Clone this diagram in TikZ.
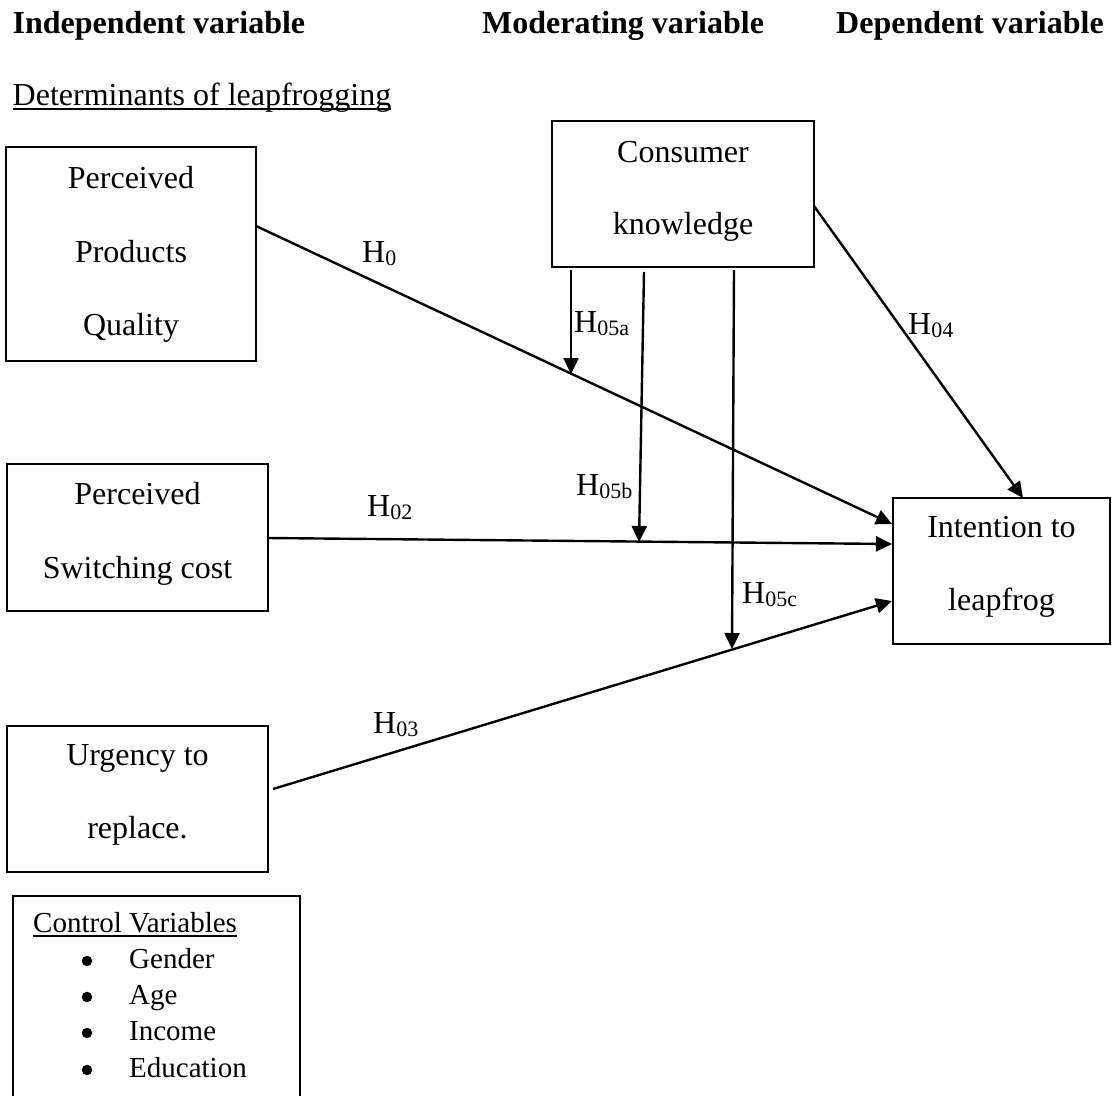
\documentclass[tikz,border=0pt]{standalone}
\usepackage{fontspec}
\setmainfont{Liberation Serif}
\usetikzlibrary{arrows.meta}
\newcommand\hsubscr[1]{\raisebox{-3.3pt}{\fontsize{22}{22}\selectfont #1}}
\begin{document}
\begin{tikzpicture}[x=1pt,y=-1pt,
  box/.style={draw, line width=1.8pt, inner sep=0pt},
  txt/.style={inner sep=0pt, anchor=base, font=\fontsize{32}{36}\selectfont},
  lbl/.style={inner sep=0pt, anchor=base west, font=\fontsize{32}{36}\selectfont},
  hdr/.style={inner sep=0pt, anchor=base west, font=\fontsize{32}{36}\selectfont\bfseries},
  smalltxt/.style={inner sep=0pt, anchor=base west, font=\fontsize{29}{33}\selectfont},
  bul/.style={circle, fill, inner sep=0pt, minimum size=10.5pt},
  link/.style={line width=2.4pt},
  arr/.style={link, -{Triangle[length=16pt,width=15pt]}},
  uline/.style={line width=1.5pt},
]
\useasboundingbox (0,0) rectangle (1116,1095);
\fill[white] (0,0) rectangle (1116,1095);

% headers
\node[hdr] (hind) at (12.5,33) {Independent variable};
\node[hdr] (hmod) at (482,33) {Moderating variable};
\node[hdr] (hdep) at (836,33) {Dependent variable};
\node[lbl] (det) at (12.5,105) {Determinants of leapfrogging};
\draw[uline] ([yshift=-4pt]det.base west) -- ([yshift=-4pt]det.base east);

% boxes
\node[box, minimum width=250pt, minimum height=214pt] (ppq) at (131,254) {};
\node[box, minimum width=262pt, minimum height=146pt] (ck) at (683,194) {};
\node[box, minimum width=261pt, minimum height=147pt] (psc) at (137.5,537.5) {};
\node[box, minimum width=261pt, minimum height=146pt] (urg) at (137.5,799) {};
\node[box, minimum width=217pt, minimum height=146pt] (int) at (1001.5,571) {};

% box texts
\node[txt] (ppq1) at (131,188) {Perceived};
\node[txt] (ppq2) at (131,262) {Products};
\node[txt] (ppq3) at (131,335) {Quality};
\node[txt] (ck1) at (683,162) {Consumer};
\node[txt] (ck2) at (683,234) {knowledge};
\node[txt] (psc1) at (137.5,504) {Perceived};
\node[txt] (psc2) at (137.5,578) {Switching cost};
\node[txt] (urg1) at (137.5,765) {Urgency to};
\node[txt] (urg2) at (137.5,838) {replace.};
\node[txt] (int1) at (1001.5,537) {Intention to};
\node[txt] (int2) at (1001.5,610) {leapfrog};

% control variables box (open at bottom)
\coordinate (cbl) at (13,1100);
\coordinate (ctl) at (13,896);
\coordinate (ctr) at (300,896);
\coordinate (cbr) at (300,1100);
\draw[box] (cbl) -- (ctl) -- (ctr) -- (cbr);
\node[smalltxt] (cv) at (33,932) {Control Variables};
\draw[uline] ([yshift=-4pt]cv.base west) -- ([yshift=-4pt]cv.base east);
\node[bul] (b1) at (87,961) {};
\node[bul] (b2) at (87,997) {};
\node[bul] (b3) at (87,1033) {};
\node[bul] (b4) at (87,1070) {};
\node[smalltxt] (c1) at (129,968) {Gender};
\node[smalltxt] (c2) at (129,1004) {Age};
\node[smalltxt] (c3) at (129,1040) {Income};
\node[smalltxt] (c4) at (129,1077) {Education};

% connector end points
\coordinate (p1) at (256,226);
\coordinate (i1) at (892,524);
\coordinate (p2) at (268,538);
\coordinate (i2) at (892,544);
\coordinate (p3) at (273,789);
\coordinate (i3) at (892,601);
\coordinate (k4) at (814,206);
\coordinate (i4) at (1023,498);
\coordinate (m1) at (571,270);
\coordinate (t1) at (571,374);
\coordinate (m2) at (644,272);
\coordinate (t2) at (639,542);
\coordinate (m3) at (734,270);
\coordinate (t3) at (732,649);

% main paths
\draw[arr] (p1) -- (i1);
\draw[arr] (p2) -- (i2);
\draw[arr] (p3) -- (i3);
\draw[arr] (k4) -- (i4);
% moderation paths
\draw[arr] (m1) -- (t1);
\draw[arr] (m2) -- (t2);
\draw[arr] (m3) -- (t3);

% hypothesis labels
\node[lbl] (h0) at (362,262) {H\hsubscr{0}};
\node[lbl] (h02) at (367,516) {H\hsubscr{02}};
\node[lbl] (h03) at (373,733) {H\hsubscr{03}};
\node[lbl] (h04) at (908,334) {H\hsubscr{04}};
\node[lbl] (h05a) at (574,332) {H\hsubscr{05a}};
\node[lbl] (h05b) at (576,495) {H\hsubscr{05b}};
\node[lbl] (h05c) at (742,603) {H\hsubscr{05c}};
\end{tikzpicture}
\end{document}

____________

Please quote the lines of the material, beginning with the first and ending with the one that contains "-- ([yshift=-4pt]det.base east);", exactly as written and without any pictures.

Clone this diagram in TikZ.
\documentclass[tikz,border=0pt]{standalone}
\usepackage{fontspec}
\setmainfont{Liberation Serif}
\usetikzlibrary{arrows.meta}
\newcommand\hsubscr[1]{\raisebox{-3.3pt}{\fontsize{22}{22}\selectfont #1}}
\begin{document}
\begin{tikzpicture}[x=1pt,y=-1pt,
  box/.style={draw, line width=1.8pt, inner sep=0pt},
  txt/.style={inner sep=0pt, anchor=base, font=\fontsize{32}{36}\selectfont},
  lbl/.style={inner sep=0pt, anchor=base west, font=\fontsize{32}{36}\selectfont},
  hdr/.style={inner sep=0pt, anchor=base west, font=\fontsize{32}{36}\selectfont\bfseries},
  smalltxt/.style={inner sep=0pt, anchor=base west, font=\fontsize{29}{33}\selectfont},
  bul/.style={circle, fill, inner sep=0pt, minimum size=10.5pt},
  link/.style={line width=2.4pt},
  arr/.style={link, -{Triangle[length=16pt,width=15pt]}},
  uline/.style={line width=1.5pt},
]
\useasboundingbox (0,0) rectangle (1116,1095);
\fill[white] (0,0) rectangle (1116,1095);

% headers
\node[hdr] (hind) at (12.5,33) {Independent variable};
\node[hdr] (hmod) at (482,33) {Moderating variable};
\node[hdr] (hdep) at (836,33) {Dependent variable};
\node[lbl] (det) at (12.5,105) {Determinants of leapfrogging};
\draw[uline] ([yshift=-4pt]det.base west) -- ([yshift=-4pt]det.base east);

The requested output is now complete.